#### Required task:
Extract, in full, the lines below, beginning at the first and ending with the line that contains "0.829, 0.840, 0.852];". Pictures do not belong in the copy.

#### Raw records:
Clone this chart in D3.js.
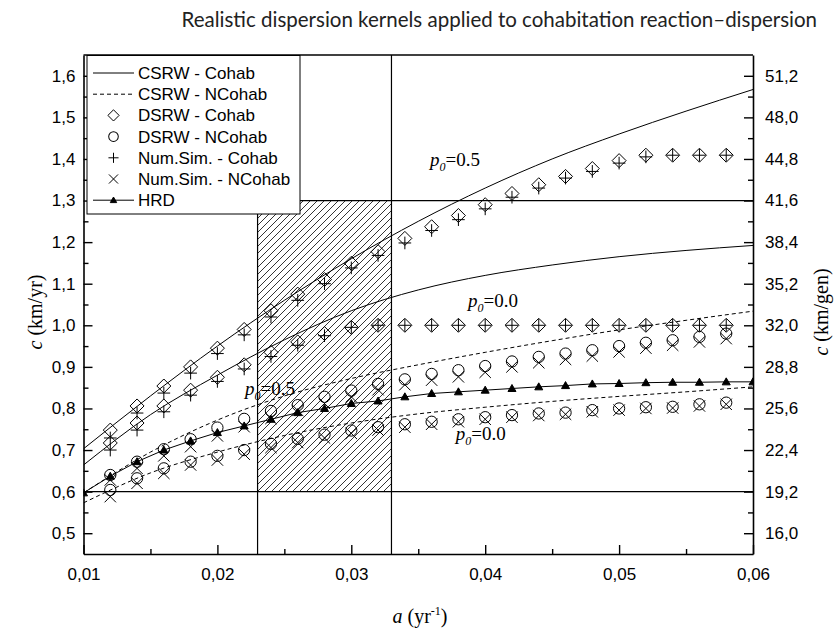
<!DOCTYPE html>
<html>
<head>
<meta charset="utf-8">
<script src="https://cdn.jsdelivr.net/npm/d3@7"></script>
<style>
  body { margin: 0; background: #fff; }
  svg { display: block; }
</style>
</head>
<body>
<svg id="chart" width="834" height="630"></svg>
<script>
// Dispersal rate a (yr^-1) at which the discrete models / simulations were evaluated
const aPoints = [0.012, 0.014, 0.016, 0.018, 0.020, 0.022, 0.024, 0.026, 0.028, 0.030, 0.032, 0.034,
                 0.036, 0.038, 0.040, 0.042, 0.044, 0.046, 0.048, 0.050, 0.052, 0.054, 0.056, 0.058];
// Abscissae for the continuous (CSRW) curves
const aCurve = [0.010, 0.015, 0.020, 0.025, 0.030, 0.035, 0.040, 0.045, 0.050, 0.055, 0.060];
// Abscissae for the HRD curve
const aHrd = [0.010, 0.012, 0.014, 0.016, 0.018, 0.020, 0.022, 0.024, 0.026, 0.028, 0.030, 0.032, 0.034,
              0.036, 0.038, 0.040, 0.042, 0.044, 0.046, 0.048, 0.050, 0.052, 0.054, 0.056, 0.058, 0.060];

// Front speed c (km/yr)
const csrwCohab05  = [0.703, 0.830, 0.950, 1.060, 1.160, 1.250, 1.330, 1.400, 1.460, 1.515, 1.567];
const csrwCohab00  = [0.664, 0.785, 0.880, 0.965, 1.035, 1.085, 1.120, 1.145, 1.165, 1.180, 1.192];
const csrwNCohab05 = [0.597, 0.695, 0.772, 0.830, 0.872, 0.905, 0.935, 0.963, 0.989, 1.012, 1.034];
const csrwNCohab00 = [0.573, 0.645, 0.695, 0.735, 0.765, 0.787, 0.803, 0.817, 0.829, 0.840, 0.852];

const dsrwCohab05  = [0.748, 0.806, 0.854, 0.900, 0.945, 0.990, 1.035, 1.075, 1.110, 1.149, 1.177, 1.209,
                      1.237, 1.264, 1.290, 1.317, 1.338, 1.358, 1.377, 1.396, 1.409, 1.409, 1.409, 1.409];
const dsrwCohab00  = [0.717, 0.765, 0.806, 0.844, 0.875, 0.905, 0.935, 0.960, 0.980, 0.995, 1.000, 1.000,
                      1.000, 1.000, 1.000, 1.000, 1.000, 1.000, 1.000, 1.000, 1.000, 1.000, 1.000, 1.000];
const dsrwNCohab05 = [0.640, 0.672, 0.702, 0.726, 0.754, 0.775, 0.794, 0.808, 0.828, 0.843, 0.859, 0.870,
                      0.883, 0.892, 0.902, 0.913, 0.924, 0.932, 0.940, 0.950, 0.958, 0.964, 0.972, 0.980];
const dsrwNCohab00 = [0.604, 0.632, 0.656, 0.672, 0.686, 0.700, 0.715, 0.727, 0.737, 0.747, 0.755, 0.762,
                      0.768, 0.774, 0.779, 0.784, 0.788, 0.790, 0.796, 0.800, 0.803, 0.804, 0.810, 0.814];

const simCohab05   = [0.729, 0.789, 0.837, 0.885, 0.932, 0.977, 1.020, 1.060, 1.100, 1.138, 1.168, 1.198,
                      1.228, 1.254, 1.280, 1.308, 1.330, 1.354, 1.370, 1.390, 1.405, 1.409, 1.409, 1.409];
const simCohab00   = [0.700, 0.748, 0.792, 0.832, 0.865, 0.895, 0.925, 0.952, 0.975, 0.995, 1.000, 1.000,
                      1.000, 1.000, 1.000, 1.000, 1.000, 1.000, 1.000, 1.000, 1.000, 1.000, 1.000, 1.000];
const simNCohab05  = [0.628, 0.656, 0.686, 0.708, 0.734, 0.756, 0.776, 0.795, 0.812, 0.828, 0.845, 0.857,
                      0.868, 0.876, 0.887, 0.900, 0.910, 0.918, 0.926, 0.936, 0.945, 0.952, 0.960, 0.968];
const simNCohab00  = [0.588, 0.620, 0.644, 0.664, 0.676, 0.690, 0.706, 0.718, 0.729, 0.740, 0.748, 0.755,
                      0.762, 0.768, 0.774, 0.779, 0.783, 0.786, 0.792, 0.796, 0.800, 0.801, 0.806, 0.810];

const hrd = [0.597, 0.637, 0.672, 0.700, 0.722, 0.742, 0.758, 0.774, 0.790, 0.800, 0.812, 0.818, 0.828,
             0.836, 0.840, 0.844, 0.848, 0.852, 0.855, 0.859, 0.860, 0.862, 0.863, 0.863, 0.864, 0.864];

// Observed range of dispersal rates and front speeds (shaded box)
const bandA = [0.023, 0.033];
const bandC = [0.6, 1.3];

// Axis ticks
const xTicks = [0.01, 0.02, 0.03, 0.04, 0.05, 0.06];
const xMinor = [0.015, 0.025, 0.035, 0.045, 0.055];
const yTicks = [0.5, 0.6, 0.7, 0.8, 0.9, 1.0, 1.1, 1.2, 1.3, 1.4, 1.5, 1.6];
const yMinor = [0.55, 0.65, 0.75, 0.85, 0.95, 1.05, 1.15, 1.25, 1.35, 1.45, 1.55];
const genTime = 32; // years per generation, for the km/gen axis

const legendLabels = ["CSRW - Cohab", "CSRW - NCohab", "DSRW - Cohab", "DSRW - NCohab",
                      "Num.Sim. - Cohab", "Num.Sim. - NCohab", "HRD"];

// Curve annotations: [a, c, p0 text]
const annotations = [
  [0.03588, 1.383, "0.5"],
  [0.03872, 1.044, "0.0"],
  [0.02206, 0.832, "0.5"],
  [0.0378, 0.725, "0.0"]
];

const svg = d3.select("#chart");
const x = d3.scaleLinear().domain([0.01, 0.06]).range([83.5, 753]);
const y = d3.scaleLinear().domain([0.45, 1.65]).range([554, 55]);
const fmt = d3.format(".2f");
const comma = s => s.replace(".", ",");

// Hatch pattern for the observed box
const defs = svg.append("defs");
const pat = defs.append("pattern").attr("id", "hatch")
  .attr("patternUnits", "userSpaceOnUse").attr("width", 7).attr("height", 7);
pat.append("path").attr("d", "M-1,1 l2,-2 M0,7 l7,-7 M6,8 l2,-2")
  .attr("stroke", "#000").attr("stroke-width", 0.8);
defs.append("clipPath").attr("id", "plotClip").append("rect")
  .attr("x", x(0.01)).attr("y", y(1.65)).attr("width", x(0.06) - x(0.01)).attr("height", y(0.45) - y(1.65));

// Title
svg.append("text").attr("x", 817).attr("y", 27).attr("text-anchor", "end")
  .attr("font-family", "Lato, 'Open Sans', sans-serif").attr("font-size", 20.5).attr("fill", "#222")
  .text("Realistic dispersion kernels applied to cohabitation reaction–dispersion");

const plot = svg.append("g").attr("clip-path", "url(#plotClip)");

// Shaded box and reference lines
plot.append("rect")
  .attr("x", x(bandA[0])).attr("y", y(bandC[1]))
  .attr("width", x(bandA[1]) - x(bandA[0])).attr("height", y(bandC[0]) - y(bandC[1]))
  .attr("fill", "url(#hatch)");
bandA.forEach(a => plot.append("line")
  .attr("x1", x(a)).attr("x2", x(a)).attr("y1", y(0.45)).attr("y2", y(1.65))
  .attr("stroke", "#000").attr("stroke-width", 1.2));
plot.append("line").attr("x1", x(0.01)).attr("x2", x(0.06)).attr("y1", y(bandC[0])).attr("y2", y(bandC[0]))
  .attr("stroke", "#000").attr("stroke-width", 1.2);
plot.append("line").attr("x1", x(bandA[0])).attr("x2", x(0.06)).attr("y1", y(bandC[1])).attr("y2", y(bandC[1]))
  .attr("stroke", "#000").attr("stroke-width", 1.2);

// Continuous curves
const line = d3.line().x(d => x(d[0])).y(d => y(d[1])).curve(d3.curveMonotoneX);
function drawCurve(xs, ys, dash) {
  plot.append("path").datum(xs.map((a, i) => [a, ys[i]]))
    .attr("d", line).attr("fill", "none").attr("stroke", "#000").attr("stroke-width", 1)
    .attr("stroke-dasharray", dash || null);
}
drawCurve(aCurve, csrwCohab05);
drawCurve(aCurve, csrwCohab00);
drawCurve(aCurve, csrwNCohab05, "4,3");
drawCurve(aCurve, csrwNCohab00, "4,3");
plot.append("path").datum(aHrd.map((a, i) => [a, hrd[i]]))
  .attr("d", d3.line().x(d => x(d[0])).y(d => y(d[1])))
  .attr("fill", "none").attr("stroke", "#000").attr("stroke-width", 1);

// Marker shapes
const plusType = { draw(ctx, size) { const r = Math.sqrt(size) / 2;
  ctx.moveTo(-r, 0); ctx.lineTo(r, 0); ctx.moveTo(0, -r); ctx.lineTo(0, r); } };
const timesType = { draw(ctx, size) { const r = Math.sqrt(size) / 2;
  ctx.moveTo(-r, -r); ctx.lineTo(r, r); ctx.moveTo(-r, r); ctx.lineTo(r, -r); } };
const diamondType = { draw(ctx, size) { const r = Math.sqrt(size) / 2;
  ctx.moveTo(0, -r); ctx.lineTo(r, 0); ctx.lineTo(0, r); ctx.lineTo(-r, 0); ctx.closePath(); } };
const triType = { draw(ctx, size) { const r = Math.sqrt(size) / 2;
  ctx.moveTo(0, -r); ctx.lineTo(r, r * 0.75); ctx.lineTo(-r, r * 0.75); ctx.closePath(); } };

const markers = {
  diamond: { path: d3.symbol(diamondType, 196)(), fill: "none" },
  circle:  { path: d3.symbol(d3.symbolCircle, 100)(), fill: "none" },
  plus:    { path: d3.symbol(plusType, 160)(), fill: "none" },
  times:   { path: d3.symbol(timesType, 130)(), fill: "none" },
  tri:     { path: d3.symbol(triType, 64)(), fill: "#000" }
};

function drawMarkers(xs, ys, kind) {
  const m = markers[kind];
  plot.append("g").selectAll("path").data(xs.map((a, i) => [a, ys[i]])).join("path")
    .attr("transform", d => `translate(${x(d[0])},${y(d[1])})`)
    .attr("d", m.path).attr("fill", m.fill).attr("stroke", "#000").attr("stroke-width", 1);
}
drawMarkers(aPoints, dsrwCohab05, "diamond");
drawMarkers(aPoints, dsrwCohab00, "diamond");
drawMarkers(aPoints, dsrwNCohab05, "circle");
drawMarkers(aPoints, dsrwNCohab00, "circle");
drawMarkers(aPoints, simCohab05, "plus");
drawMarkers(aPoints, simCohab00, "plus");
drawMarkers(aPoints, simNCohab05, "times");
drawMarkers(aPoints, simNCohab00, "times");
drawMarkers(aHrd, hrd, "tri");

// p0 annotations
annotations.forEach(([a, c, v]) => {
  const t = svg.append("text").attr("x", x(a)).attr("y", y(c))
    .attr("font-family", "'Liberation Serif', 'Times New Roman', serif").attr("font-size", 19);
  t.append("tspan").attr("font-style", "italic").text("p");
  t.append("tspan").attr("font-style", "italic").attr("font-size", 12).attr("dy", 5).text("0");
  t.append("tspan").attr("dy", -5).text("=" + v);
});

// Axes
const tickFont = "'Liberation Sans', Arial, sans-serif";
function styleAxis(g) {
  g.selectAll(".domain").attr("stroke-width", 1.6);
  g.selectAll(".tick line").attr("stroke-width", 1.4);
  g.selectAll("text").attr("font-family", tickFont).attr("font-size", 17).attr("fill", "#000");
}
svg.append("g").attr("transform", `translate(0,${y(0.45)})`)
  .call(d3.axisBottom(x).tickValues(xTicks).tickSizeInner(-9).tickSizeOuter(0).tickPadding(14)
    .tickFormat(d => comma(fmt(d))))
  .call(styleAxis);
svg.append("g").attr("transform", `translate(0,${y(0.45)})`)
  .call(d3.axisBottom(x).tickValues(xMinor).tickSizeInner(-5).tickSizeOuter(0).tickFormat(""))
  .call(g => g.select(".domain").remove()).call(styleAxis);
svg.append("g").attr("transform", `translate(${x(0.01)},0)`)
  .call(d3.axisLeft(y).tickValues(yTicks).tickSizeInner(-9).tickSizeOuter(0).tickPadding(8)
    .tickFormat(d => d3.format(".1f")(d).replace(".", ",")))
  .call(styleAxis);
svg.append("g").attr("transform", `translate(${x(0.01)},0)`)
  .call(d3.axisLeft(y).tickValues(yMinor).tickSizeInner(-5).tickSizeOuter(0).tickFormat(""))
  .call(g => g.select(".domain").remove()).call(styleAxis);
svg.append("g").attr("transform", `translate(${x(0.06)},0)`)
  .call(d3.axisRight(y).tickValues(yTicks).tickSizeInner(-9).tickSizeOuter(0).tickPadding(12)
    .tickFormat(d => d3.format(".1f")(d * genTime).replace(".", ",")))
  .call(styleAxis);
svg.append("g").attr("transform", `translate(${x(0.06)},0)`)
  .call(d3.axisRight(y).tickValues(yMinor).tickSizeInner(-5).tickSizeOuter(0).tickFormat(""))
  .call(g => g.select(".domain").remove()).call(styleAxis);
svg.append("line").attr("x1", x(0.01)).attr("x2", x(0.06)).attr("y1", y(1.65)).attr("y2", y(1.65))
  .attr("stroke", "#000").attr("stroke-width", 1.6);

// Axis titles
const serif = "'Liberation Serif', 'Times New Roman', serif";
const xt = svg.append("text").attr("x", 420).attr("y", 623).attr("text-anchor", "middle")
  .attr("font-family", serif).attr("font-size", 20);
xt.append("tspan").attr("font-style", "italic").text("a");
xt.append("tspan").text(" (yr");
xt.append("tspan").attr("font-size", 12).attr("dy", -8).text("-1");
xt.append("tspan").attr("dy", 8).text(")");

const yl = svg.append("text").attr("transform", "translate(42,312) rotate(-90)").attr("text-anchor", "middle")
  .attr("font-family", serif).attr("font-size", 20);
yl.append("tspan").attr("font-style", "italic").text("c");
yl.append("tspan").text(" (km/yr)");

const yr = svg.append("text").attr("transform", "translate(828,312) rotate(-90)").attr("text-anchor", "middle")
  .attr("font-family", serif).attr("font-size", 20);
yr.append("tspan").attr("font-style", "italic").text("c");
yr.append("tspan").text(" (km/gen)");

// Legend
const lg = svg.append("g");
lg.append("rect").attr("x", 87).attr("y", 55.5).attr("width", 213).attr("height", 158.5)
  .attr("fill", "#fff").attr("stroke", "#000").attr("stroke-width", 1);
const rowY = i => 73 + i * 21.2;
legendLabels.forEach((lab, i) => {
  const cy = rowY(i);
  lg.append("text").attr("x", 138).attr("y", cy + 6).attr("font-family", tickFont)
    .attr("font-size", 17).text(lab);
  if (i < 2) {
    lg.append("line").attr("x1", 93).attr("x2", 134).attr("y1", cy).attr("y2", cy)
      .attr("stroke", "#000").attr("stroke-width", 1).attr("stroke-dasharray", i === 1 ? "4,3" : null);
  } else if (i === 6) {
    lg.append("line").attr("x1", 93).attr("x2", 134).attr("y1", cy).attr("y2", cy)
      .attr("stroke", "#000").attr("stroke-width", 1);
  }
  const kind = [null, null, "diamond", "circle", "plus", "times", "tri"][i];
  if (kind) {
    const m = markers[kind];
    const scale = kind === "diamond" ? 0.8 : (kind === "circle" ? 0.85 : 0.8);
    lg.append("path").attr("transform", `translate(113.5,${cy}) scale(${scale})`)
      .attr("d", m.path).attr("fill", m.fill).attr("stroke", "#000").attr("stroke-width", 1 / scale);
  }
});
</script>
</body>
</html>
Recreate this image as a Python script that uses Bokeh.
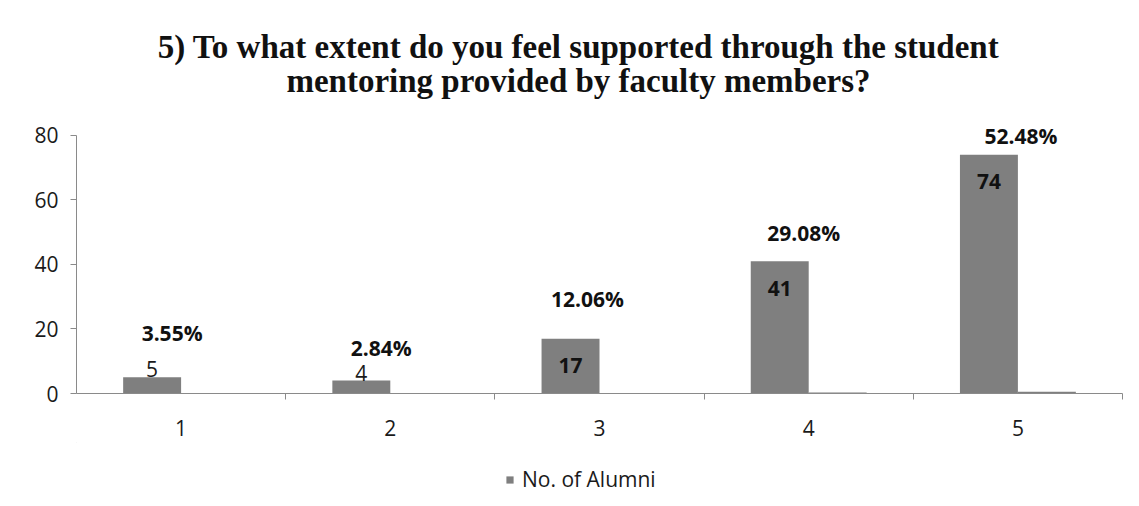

#### Answer to this exercise:
Clone this chart in D3.js.
<!DOCTYPE html>
<html>
<head>
<meta charset="utf-8">
<script src="https://cdn.jsdelivr.net/npm/d3@7"></script>
<style>
  body { margin: 0; background: #fff; }
  svg { display: block; }
</style>
</head>
<body>
<svg id="chart" width="834" height="630"></svg>
<script>
// Dispersal rate a (yr^-1) at which the discrete models / simulations were evaluated
const aPoints = [0.012, 0.014, 0.016, 0.018, 0.020, 0.022, 0.024, 0.026, 0.028, 0.030, 0.032, 0.034,
                 0.036, 0.038, 0.040, 0.042, 0.044, 0.046, 0.048, 0.050, 0.052, 0.054, 0.056, 0.058];
// Abscissae for the continuous (CSRW) curves
const aCurve = [0.010, 0.015, 0.020, 0.025, 0.030, 0.035, 0.040, 0.045, 0.050, 0.055, 0.060];
// Abscissae for the HRD curve
const aHrd = [0.010, 0.012, 0.014, 0.016, 0.018, 0.020, 0.022, 0.024, 0.026, 0.028, 0.030, 0.032, 0.034,
              0.036, 0.038, 0.040, 0.042, 0.044, 0.046, 0.048, 0.050, 0.052, 0.054, 0.056, 0.058, 0.060];

// Front speed c (km/yr)
const csrwCohab05  = [0.703, 0.830, 0.950, 1.060, 1.160, 1.250, 1.330, 1.400, 1.460, 1.515, 1.567];
const csrwCohab00  = [0.664, 0.785, 0.880, 0.965, 1.035, 1.085, 1.120, 1.145, 1.165, 1.180, 1.192];
const csrwNCohab05 = [0.597, 0.695, 0.772, 0.830, 0.872, 0.905, 0.935, 0.963, 0.989, 1.012, 1.034];
const csrwNCohab00 = [0.573, 0.645, 0.695, 0.735, 0.765, 0.787, 0.803, 0.817, 0.829, 0.840, 0.852];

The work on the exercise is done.